As a quick primer, an entity object is something that has a identity and can change over time--much like a person--whereas a value object is something that is immutable once constructed and can be interchanged with another value object holding the same value.
I have read, from time to time, the laments of some who would like to see a published list of the all of the various kinds objects--and the classification of each: entity or value object.
Here's the problem: Your entity objects are my value objects. In other words, what you consider to have an innate and distinguishable identity, doesn't particularly concern me. Perhaps a small, yet highly valid example will suffice.
At the grocery store when you, as a consumer, purchase a gallon of milk, do you particularly care which one you purchase? Granted, you may look at the expiration date and pull the one from the back--but what if the expiration dates and milk fat values are the same? Mmm....milk fat....ahhh. In this situation it doesn't matter. You arbitrarily pick one because you don't care.

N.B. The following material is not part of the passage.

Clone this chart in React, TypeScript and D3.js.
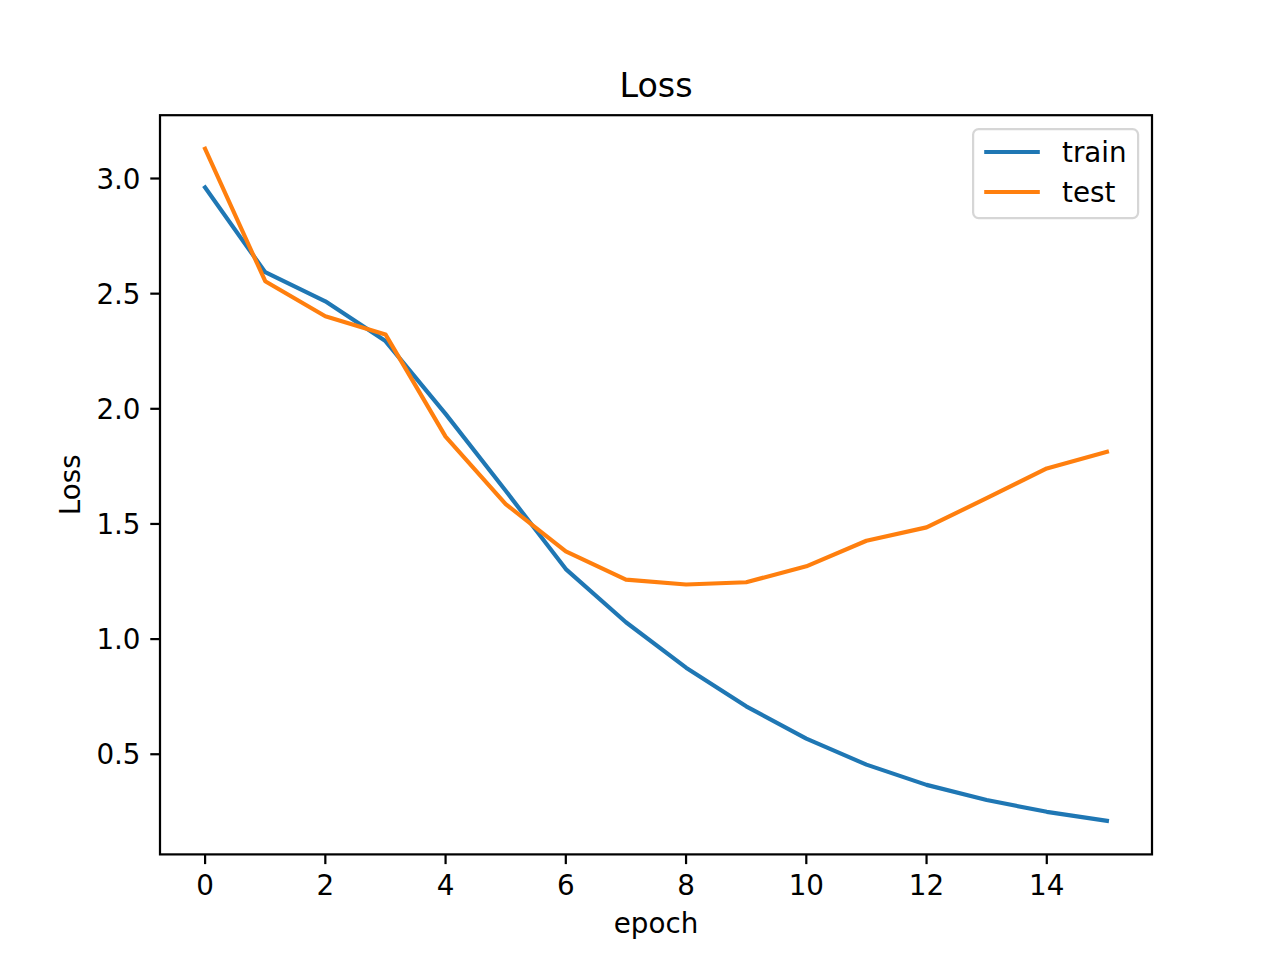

Let's flip the coin--or should I say cow--over on this one. What about the company that produces the milk? What happens when a bad batch of milk is identified? The producer cares very much which container of milk is which. To them, the container most definitely an entity object--it has identity that may be distinguished from the other containers. Because it's an entity object and has identity, the producer can easily notified the retailers to pull the affected containers of milk.
So which one is your object? Entity or value? Obviously it depends...on your domain.